The laying hens were in the chicken coop, it was a small building with laying boxes on the walls and ramps that made their way up to the boxes. The ramps were made out of lumber, and each ramp had small lengths of wood tacked horizontally onto the surface, so the chickens wouldn’t slip. These ramps were brushed off with a wire brush occasionally, sometimes we would take them out and hose them off in the summertime. Our chicken coop had a fenced yard, there were little doors that we opened in the morning and closed at night, little chicken sized doors. The chickens could come and go as they pleased during the day. I hated cleaning out the water thingy…it was a strange two part galvanized waterer one part fit over the part with the water in it, you had to carry it outside and clean it all out because chickens are messy and then fill it with water. My Mom was in charge of feeding them.
I was in charge of gathering eggs, you had to be quick..and learn not to hesitate or they would peck you in the arm. One small hesitation and those hens would nail ya. I helped with the cleaning of the eggs, we used soft white rags made out of diapers to wash them. It was a job that you wanted to stay on top of, because the longer that chicken poop stayed on the eggs the harder you had to scrub…and if you scrubbed too hard..you broke the doggone egg. We put the eggs in a funny colored purple tray, I think it held about 36 eggs.
We sold eggs to the neighbors.
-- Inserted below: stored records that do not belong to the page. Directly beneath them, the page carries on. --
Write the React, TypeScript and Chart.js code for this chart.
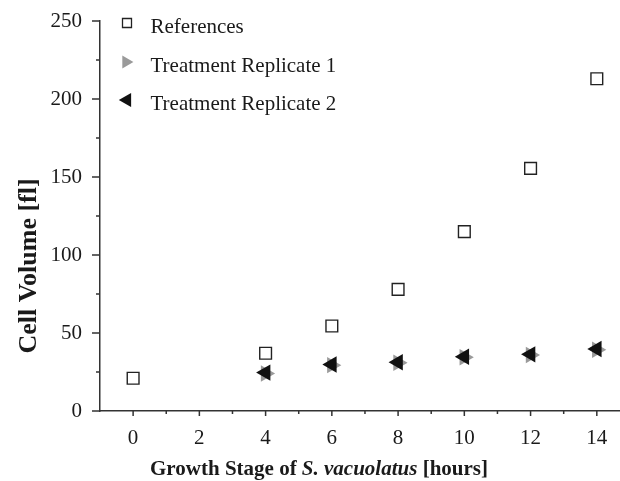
import React, { useEffect, useRef } from "react";
import { Chart, registerables } from "chart.js";

Chart.register(...registerables);

const refHours = [0, 4, 6, 8, 10, 12, 14];
const refVolumes = [21, 37, 54.5, 78, 115, 155.5, 213];
const treatHours = [4, 6, 8, 10, 12, 14];
const rep1Volumes = [24.0, 29.4, 30.9, 34.4, 35.9, 39.2];
const rep2Volumes = [24.6, 29.8, 31.2, 34.8, 36.3, 39.7];

const xTickValues = [0, 1, 2, 3, 4, 5, 6, 7, 8, 9, 10, 11, 12, 13, 14];
const xLabelValues = [0, 2, 4, 6, 8, 10, 12, 14];
const yTickValues = [0, 25, 50, 75, 100, 125, 150, 175, 200, 225, 250];
const yLabelValues = [0, 50, 100, 150, 200, 250];

const legendLabels = ["References", "Treatment Replicate 1", "Treatment Replicate 2"];
const xTitleParts = ["Growth Stage of ", "S. vacuolatus", " [hours]"];
const yTitle = "Cell Volume [fl]";

const SERIF = '"Liberation Serif", "Times New Roman", serif';
const AXIS_COLOR = "#333";
const GRAY = "#9a9a9a";
const BLACK = "#111";

const decorPlugin = {
  id: "decor",
  afterDraw(chart: any) {
    const ctx = chart.ctx;
    const xs = chart.scales.x;
    const ys = chart.scales.y;
    const area = chart.chartArea;
    ctx.save();
    // ticks
    ctx.strokeStyle = AXIS_COLOR;
    ctx.lineWidth = 1.5;
    ctx.beginPath();
    xTickValues.forEach((v) => {
      const px = xs.getPixelForValue(v);
      const len = xLabelValues.includes(v) ? 5 : 3;
      ctx.moveTo(px, area.bottom);
      ctx.lineTo(px, area.bottom + len);
    });
    yTickValues.forEach((v) => {
      const py = ys.getPixelForValue(v);
      const len = yLabelValues.includes(v) ? 8 : 4;
      ctx.moveTo(area.left, py);
      ctx.lineTo(area.left - len, py);
    });
    ctx.stroke();

    // legend
    const mx = 127;
    const rows = [23, 62, 100];
    ctx.lineWidth = 1.3;
    ctx.strokeStyle = "#222";
    ctx.fillStyle = "#fff";
    ctx.beginPath();
    ctx.rect(mx - 4.5, rows[0] - 4.5, 9, 9);
    ctx.fill();
    ctx.stroke();
    let r = 7.4;
    ctx.fillStyle = GRAY;
    ctx.beginPath();
    ctx.moveTo(mx - 1 + r, rows[1]);
    ctx.lineTo(mx - 1 - 0.5 * r, rows[1] - 0.866 * r);
    ctx.lineTo(mx - 1 - 0.5 * r, rows[1] + 0.866 * r);
    ctx.closePath();
    ctx.fill();
    r = 8.2;
    ctx.fillStyle = BLACK;
    ctx.beginPath();
    ctx.moveTo(mx - r, rows[2]);
    ctx.lineTo(mx + 0.5 * r, rows[2] - 0.866 * r);
    ctx.lineTo(mx + 0.5 * r, rows[2] + 0.866 * r);
    ctx.closePath();
    ctx.fill();

    ctx.fillStyle = "#1a1a1a";
    ctx.font = `21px ${SERIF}`;
    ctx.textAlign = "left";
    ctx.textBaseline = "alphabetic";
    const baselines = [33, 72, 110];
    legendLabels.forEach((t, i) => ctx.fillText(t, 150.5, baselines[i]));

    // x title with italic part
    const fonts = [
      `bold 21px ${SERIF}`,
      `italic bold 21px ${SERIF}`,
      `bold 21px ${SERIF}`,
    ];
    let total = 0;
    const widths = xTitleParts.map((p, i) => {
      ctx.font = fonts[i];
      const w = ctx.measureText(p).width;
      total += w;
      return w;
    });
    let x = 319 - total / 2;
    xTitleParts.forEach((p, i) => {
      ctx.font = fonts[i];
      ctx.fillText(p, x, 475);
      x += widths[i];
    });

    // y title
    ctx.translate(36, 266);
    ctx.rotate(-Math.PI / 2);
    ctx.textAlign = "center";
    ctx.font = `bold 26px ${SERIF}`;
    ctx.fillText(yTitle, 0, 0);
    ctx.restore();
  },
};

export default function App() {
  const canvasRef = useRef<HTMLCanvasElement | null>(null);

  useEffect(() => {
    if (!canvasRef.current) return;
    const chart = new Chart(canvasRef.current, {
      type: "scatter",
      data: {
        datasets: [
          {
            label: legendLabels[0],
            data: refHours.map((h, i) => ({ x: h, y: refVolumes[i] })),
            pointStyle: "rect",
            pointRadius: 8.3,
            pointHoverRadius: 8.3,
            pointBackgroundColor: "#fff",
            pointBorderColor: "#222",
            pointBorderWidth: 1.4,
            order: 0,
          },
          {
            label: legendLabels[1],
            data: treatHours.map((h, i) => ({ x: h, y: rep1Volumes[i] })),
            pointStyle: "triangle",
            pointRotation: 90,
            pointRadius: 9.5,
            pointHoverRadius: 9.5,
            pointBackgroundColor: GRAY,
            pointBorderColor: GRAY,
            pointBorderWidth: 0,
            order: 2,
          },
          {
            label: legendLabels[2],
            data: treatHours.map((h, i) => ({ x: h, y: rep2Volumes[i] })),
            pointStyle: "triangle",
            pointRotation: -90,
            pointRadius: 9.5,
            pointHoverRadius: 9.5,
            pointBackgroundColor: BLACK,
            pointBorderColor: BLACK,
            pointBorderWidth: 0,
            order: 1,
          },
        ],
      },
      options: {
        responsive: false,
        animation: false,
        layout: { autoPadding: false, padding: { top: 21, right: 0, left: 0, bottom: 0 } },
        plugins: {
          legend: { display: false },
          tooltip: { enabled: false },
        },
        scales: {
          x: {
            type: "linear",
            min: -1,
            max: 14.7,
            afterBuildTicks: (s: any) => {
              s.ticks = xTickValues.map((v) => ({ value: v }));
            },
            afterFit: (s: any) => {
              s.height = 70;
              s.paddingRight = 0;
              s.paddingLeft = 0;
            },
            ticks: {
              autoSkip: false,
              maxRotation: 0,
              padding: 10,
              color: "#1a1a1a",
              font: { family: SERIF, size: 21 },
              callback: (v: any) => (xLabelValues.includes(Number(v)) ? String(v) : ""),
            },
            grid: {
              display: true,
              drawOnChartArea: false,
              drawTicks: true,
              tickLength: 5,
              color: "rgba(0,0,0,0)",
              tickColor: "rgba(0,0,0,0)",
            },
            border: { display: true, color: AXIS_COLOR, width: 1.5 },
          },
          y: {
            type: "linear",
            min: 0,
            max: 250,
            afterBuildTicks: (s: any) => {
              s.ticks = yTickValues.map((v) => ({ value: v }));
            },
            afterFit: (s: any) => {
              s.width = 100;
              s.paddingTop = 0;
              s.paddingBottom = 0;
            },
            ticks: {
              autoSkip: false,
              padding: 10,
              color: "#1a1a1a",
              font: { family: SERIF, size: 21 },
              callback: (v: any) => (yLabelValues.includes(Number(v)) ? String(v) : ""),
            },
            grid: {
              display: true,
              drawOnChartArea: false,
              drawTicks: true,
              tickLength: 8,
              color: "rgba(0,0,0,0)",
              tickColor: "rgba(0,0,0,0)",
            },
            border: { display: true, color: AXIS_COLOR, width: 1.5 },
          },
        },
      },
      plugins: [decorPlugin],
    });
    return () => chart.destroy();
  }, []);

  return (
    <div style={{ position: "absolute", left: 0, top: 0, width: 620, height: 481, background: "#fff" }}>
      <canvas ref={canvasRef} width={620} height={481} style={{ display: "block" }} />
    </div>
  );
}
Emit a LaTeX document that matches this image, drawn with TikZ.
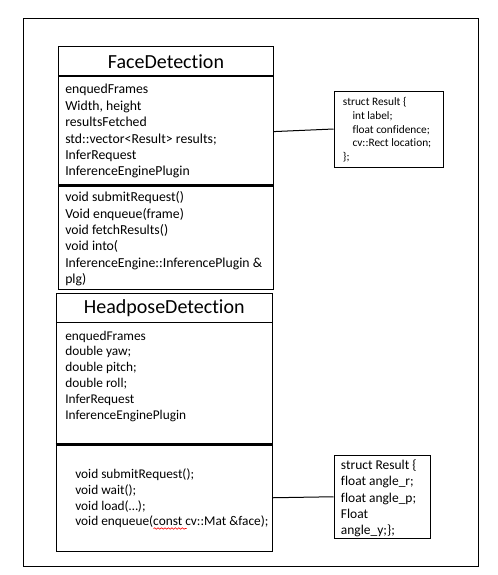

I do not remember exactly how much they were for a dozen, (35 cents a dozen rings a bell.) The little old ladies would drive into the yard, hop out of the car with their egg cartons in their hand, we would fill them up, collect the money and carry the eggs to their car. It was on one of these days back in about 1965 that I first met Far Guys Grandparents H. I grew up kitty corner from his Grandparents A. so I had known them forever. Grandpa H. always drove Grandma H. and she always wore a dress. Grandpa H. never got out of the car.
My Grandparents D (My Moms parents) had a real egg operation going on at their place, I can still see my Grandfather, dressed in his bib overhauls with his blue and white train engineers cap on, sitting on the enclosed porch in a chair, washing eggs and putting them into crates, often times I would help him. He would tell me stories, some I remember… some I wish I had written down.
Our chickens weren’t the fancy kind, they were just plain old white chickens. Some of them laid brown eggs..my favorite. What I didn’t like about chickens…you had to constantly watch where you walked, especially in the summertime when I was barefooted.
The first time I sent Far Guy to the chicken coop to get the eggs, he got them just fine, and reported back to me that he had picked up all the eggs. I had to laugh at him, and explained to the "City Boy" that it was called "Gathering." He replied "Whatever you call it, It is done."
Who was the first person to say "See that chicken… I am gonna eat the next thing that comes out of it’s butt?"